The family of a man who died in the custody of South San Francisco Police has filed two lawsuits against the police department, saying his death was the result of police brutality.
Filing one state lawsuit in March and one federal lawsuit June 16, the parents of Julio Ayala, 26, continue to maintain that their son died from excessive police force.
Ayala died April 3, 2005 after South San Francisco Police were called to the Airport Inn on Airport Boulevard when a hotel guest reported a man screaming and knocking on their door.
After a struggle with officers allegedly lasting 15 minutes, the police subdued Ayala by placing him in a canvas straitjacket designed to restrain his arms and legs while in a seated position. They then noticed he was not breathing.

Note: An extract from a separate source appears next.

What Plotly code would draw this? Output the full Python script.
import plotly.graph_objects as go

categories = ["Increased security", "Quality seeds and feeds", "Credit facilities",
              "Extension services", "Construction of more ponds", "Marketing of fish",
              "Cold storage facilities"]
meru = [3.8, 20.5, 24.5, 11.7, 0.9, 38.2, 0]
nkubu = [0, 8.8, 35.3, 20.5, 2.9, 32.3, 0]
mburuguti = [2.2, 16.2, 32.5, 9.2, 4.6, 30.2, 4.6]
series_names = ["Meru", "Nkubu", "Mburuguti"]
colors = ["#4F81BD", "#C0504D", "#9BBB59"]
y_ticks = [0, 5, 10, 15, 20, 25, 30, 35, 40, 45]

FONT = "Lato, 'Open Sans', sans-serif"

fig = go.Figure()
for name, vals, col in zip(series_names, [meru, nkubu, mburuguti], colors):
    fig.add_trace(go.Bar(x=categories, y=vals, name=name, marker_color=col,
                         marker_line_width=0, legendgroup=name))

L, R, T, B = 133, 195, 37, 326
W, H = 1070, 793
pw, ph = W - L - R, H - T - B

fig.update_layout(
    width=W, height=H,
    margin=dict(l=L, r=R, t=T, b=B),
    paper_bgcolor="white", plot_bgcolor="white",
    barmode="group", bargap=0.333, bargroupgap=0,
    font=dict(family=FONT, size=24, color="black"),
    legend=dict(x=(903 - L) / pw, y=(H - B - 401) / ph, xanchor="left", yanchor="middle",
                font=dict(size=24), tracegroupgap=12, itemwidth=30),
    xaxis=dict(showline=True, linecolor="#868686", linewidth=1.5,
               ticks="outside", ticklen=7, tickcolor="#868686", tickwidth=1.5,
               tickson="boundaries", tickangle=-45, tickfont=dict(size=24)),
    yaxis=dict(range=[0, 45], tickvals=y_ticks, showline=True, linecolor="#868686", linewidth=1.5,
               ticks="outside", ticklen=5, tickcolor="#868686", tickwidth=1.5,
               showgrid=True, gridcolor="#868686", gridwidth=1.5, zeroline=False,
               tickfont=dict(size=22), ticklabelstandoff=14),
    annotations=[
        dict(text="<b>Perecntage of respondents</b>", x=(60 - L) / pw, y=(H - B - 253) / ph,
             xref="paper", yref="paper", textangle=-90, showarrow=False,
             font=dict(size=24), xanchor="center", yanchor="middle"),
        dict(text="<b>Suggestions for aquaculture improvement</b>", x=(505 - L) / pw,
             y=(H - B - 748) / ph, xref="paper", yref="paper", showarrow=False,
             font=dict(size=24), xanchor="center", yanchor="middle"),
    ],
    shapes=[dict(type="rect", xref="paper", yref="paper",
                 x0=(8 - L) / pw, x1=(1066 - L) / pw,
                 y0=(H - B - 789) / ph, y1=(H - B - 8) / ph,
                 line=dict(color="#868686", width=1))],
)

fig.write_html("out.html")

His death was one of five that took place in police custody in 2005, a number officials have called unusually high for the county. Investigations by the District Attorney found no cause for criminal charges to be filed against any of the officers involved.

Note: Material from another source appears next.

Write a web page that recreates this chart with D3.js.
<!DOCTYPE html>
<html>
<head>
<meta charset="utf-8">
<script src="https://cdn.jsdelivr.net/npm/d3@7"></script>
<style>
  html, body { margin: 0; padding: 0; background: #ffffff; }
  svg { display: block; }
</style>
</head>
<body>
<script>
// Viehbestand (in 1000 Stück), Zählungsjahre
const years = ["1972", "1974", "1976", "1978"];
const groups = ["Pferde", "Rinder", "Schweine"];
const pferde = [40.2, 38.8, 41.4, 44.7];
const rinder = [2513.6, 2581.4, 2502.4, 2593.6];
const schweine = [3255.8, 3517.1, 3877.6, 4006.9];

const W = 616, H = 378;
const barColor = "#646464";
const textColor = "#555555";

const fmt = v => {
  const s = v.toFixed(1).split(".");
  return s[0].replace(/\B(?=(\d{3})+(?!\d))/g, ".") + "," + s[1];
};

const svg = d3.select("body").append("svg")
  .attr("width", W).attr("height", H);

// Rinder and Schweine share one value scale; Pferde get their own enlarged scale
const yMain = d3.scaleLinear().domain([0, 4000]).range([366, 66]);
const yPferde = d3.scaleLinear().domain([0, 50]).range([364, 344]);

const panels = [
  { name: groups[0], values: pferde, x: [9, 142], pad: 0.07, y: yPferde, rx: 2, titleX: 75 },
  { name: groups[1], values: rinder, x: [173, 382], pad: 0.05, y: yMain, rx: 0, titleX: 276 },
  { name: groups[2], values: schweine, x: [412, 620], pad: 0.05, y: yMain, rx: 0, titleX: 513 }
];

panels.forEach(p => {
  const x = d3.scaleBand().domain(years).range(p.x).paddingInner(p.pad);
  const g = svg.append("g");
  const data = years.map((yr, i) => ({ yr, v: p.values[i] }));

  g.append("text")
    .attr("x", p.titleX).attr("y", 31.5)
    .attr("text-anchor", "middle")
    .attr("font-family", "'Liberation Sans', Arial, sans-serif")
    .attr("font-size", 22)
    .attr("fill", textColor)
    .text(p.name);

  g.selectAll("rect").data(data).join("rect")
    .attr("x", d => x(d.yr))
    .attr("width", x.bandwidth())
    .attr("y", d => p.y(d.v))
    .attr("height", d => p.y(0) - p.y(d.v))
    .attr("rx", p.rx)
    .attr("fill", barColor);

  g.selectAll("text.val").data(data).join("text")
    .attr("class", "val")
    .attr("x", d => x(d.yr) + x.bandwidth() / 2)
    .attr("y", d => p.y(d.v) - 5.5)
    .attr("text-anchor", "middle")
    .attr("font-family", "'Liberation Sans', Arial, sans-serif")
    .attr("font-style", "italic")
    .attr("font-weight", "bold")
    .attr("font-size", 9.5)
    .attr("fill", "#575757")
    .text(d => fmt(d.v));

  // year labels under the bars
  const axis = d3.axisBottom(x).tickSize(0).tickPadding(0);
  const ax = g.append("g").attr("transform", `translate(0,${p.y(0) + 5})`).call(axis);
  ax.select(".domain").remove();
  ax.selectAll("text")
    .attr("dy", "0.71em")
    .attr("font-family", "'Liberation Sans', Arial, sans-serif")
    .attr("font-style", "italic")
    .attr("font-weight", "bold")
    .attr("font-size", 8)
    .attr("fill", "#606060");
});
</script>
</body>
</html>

Vicki Sarmiento, the Ayala's attorney, said they believe he died from a combination of blows and kicks, an illegal chokehold and the body wrap.

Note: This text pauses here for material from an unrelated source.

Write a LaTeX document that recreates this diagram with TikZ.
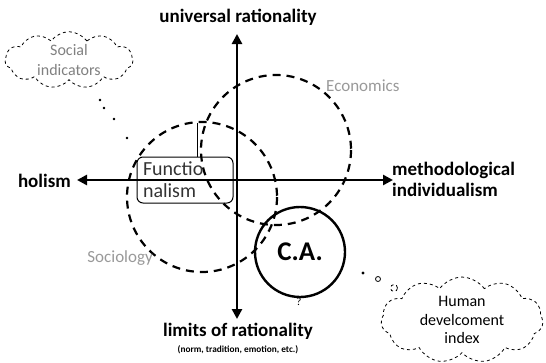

“There's no immediate danger to the officers whatsoever that would justify that use of force,” Sarmiento said.
“Without provocation or legal justification, the officer-defendants subjected [Ayala] to excessive force, including but not limited to, unnecessary blows, kicks, bending of his legs, arching of his body, the application of full body weight by the officer-defendants on his back, legs, ankles and body, and other acts of violence while [Ayala] lay helplessly handcuffed on his stomach gasping for air,” according to the suit filed in San Mateo County Superior Court.
South San Francisco Assistant City Manager Marty Van Duyn said he could not comment because the case was in litigation. Police Sgt. Joni Lee said all 13 officers named in the suit were returned to work on the force after Ayala's death.
Ayala was naked and sweaty and “completely out of control,” said Kimberly Colwell, who is handling the case for South San Francisco, its police department, police Chief Mark Raffaelli and the officers named in the suit.
“He was apparently naked and drugged out of his mind going up and down the halls banging on doors and threatening people,” Colwell said. “What we now know is he had a fatal dose of cocaine.”
She said officers described him as having “superhuman strength” and that combined with his naked, sweaty body made it hard to get a hold of him.
The two suits have been linked, and the state lawsuit has been moved into the federal court system, she said.
Ayala's family members could not be reached yesterday for comment. They have previously called the incident an unprovoked assault and expressed concern that it might have been racially motivated.